- City: Kharkiv, Ukraine
- League: Ukrainian Hockey League (2016–present)
- Founded: 2001
- Operated: 2001-02, 2014–present
- Home arena: Arena SDJuSSzOR
- Head coach: Vitalij Lytvynenko
- Captain: Olexei Lazarenko

= HC Vityaz Kharkiv =

HK Vytyaz' Kharkiv (Витязь Харків) is an ice hockey team based in Kharkiv, Ukraine, playing in the Ukrainian Hockey League.

==History==
The club was formed in 2001 and played the 2001–02 season in the second division of the Eastern European Hockey League.

After some years of inactivity, the club joined the Ukrainian League prior to the 2014–15 season. The first year in the league, the team ended at fourth and last place in the regular season. However, as all team reached the playoffs, the team played in semifinals where they lost to HK Kremenchuk.

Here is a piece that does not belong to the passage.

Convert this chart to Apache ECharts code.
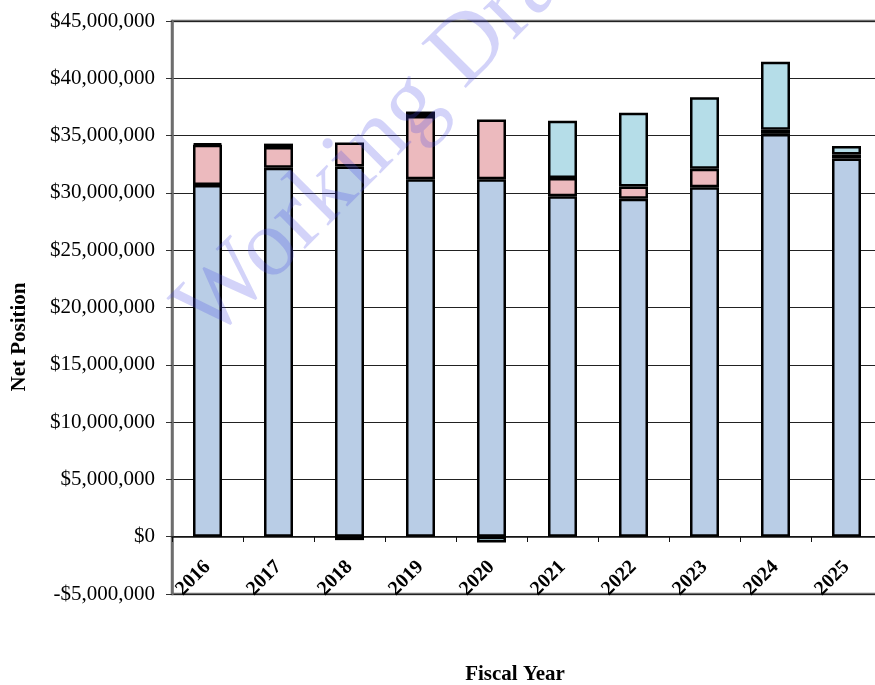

Prior to the 2015–16 Ukrainian season, the league in Ukraine took the name Ukrainian Hockey Extra League. Several new and old teams joined the league to a total number of eight. Vityaz reached the playoffs by ending up at the fourth place in the regular season even this year. Well in the playoffs, the team lost in the semifinal to HK Donbass (who later became the champions) in three straight games.